• **Written problem**: Print the entries below in their entirety, exactly as they are written.

• **Stored data**:
========================================

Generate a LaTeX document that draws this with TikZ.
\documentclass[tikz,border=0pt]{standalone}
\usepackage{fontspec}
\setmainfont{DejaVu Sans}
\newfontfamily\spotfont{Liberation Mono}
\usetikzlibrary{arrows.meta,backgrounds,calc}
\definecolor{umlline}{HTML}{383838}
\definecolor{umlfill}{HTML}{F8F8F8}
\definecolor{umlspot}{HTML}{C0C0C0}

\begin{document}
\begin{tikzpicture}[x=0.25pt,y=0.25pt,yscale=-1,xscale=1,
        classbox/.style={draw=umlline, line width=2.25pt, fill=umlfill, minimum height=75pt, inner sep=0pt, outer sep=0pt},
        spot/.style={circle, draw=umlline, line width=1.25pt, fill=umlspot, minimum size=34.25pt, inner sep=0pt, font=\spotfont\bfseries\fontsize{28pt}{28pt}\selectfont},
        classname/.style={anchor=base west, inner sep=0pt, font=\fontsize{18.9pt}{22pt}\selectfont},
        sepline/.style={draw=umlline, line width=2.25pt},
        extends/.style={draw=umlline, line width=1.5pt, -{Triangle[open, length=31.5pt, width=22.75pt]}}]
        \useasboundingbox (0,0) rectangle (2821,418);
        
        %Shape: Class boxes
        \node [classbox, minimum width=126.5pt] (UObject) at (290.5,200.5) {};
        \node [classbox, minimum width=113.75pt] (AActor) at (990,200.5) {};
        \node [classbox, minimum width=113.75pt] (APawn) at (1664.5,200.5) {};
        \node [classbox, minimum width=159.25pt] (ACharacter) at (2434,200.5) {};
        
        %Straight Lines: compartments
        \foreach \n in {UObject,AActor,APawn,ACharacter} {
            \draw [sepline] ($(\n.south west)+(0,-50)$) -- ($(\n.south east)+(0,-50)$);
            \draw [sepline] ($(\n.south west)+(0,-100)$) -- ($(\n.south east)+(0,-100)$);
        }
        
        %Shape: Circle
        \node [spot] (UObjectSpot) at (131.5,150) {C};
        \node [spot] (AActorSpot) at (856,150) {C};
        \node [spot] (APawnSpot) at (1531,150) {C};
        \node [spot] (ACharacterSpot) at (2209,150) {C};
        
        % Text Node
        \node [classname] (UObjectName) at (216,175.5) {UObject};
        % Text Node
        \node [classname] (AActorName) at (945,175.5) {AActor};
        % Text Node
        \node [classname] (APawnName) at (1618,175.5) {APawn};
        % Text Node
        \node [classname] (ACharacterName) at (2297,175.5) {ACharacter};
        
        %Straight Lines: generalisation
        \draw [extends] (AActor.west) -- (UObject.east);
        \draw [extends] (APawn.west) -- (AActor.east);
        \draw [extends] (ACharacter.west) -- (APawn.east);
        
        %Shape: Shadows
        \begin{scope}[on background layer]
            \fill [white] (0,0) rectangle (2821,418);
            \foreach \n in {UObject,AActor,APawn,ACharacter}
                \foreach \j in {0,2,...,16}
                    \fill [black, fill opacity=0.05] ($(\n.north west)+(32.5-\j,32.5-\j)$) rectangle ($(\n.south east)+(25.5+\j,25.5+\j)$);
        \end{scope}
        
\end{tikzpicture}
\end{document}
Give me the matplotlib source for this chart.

========================================

• **Result**:
Generate a LaTeX document that draws this with TikZ.
\documentclass[tikz,border=0pt]{standalone}
\usepackage{fontspec}
\setmainfont{DejaVu Sans}
\newfontfamily\spotfont{Liberation Mono}
\usetikzlibrary{arrows.meta,backgrounds,calc}
\definecolor{umlline}{HTML}{383838}
\definecolor{umlfill}{HTML}{F8F8F8}
\definecolor{umlspot}{HTML}{C0C0C0}

\begin{document}
\begin{tikzpicture}[x=0.25pt,y=0.25pt,yscale=-1,xscale=1,
        classbox/.style={draw=umlline, line width=2.25pt, fill=umlfill, minimum height=75pt, inner sep=0pt, outer sep=0pt},
        spot/.style={circle, draw=umlline, line width=1.25pt, fill=umlspot, minimum size=34.25pt, inner sep=0pt, font=\spotfont\bfseries\fontsize{28pt}{28pt}\selectfont},
        classname/.style={anchor=base west, inner sep=0pt, font=\fontsize{18.9pt}{22pt}\selectfont},
        sepline/.style={draw=umlline, line width=2.25pt},
        extends/.style={draw=umlline, line width=1.5pt, -{Triangle[open, length=31.5pt, width=22.75pt]}}]
        \useasboundingbox (0,0) rectangle (2821,418);
        
        %Shape: Class boxes
        \node [classbox, minimum width=126.5pt] (UObject) at (290.5,200.5) {};
        \node [classbox, minimum width=113.75pt] (AActor) at (990,200.5) {};
        \node [classbox, minimum width=113.75pt] (APawn) at (1664.5,200.5) {};
        \node [classbox, minimum width=159.25pt] (ACharacter) at (2434,200.5) {};
        
        %Straight Lines: compartments
        \foreach \n in {UObject,AActor,APawn,ACharacter} {
            \draw [sepline] ($(\n.south west)+(0,-50)$) -- ($(\n.south east)+(0,-50)$);
            \draw [sepline] ($(\n.south west)+(0,-100)$) -- ($(\n.south east)+(0,-100)$);
        }
        
        %Shape: Circle
        \node [spot] (UObjectSpot) at (131.5,150) {C};
        \node [spot] (AActorSpot) at (856,150) {C};
        \node [spot] (APawnSpot) at (1531,150) {C};
        \node [spot] (ACharacterSpot) at (2209,150) {C};
        
        % Text Node
        \node [classname] (UObjectName) at (216,175.5) {UObject};
        % Text Node
        \node [classname] (AActorName) at (945,175.5) {AActor};
        % Text Node
        \node [classname] (APawnName) at (1618,175.5) {APawn};
        % Text Node
        \node [classname] (ACharacterName) at (2297,175.5) {ACharacter};
        
        %Straight Lines: generalisation
        \draw [extends] (AActor.west) -- (UObject.east);
        \draw [extends] (APawn.west) -- (AActor.east);
        \draw [extends] (ACharacter.west) -- (APawn.east);
        
        %Shape: Shadows
        \begin{scope}[on background layer]
            \fill [white] (0,0) rectangle (2821,418);
            \foreach \n in {UObject,AActor,APawn,ACharacter}
                \foreach \j in {0,2,...,16}
                    \fill [black, fill opacity=0.05] ($(\n.north west)+(32.5-\j,32.5-\j)$) rectangle ($(\n.south east)+(25.5+\j,25.5+\j)$);
        \end{scope}
        
\end{tikzpicture}
\end{document}
Give me the matplotlib source for this chart.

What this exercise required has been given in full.